Рассказывали анекдоты, фотографировались. Ребята напутствовали:

— Лет до ста прожить!

— Два горя вместе, третье - пополам.

— Ну что вы, горе только одного рака красит!

— Пожелание невесте: день плакать, а век радоваться.

Про себя я молился и благодарил Бога за подаренное счастье быть рядом с любимым человеком, чувствовать его близость - чистую, незапятнанную. И век отмерил нам немалый, родили мы и воспитали двух деток - Витюшу и Аннушку. Брак наш освятил и детей окрестил отец Стефан. И кланяюсь ему низко и всем тем, с кем делил горе и беду немецкого плена и сталинских лагерей. Самое главное в жизни, конечно же, - любовь. Если любви нет, люди быстро стареют, угасает их интерес к жизни. Когда она приходит, жизнь возвращается вновь, причем даже в старости.

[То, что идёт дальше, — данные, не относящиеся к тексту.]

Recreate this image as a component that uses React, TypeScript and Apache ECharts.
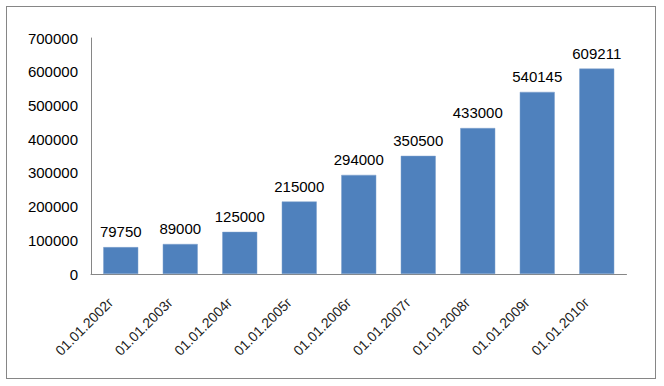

На крутых поворотах истории, когда политические бури проникают в каждый дом, люди разобщаются, теряют ориентиры, озлобляются, брат не понимает брата, родители детей. Все это было и в гражданскую войну, и в годы сталинских репрессий, и теперь вылезает на каждом шагу то одним, то другим горем.

С давних времен для меня политические обвалы — как стихийные бедствия. Рассуждать некогда - как говорит чеховская Соня: «Надо жить, дядя Ваня, надо жить...» - А значит - выкарабкиваться, работать, помогать ближним, терпеть.

Если бы Сталин считался с мнением крупных военных специалистов (к началу сороковых еще не все были расстреляны), то меньше было бы окруженцев и тех, кто попал в фашистскую неволю, прошел испытание концлагерями и сгинул потом в печах крематориев. Если бы СССР подписал Международную конвенцию Красного Креста и Полумесяца, то советские военнопленные смогли бы получать из нейтральной Канады и Австралии медикаменты, продовольственные посылки, письма. Но Конвенцию Кремль не подписал, тем самым лишив наших военнопленных защиты против произвола и издевательств гитлеровцев, люди гибли от голода и болезней, были доведены до скотского состояния. Думаю, потому и появились на свете власовцы, смогли возникнуть восточные формирования и другие антисталинские группировки. В них шли люди, спасая себя от мучительной смерти. Действовал уже не разум, а инстинкт самосохранения. Неприятие идеи защиты Красного Креста и Полумесяца - не есть выражение силы компартии, а больше ее слабости - боялись, что многие, лоб в лоб соприкоснувшись с противником, сдадутся в плен. Власть достигла цели в другом: бойцам и

 

- 153 -

командирам объявили: лучше смерть в бою, чем немецкий плен. Но ведь из истории войн человечество знало, что ни одна война не обходится без плена. Сталин лишь высказался в том смысле, что у него нет советских военнопленных, есть только изменники Родины.

В начале третьего тысячелетия у России снова смутные времена, потрясения, грязь с камнепадом, кровь. Но жить-то надо - дыхание не остановишь. Живите и вы, люди добрые, долго-долго! Бог вам поможет не сбиться в пути! Я это знаю.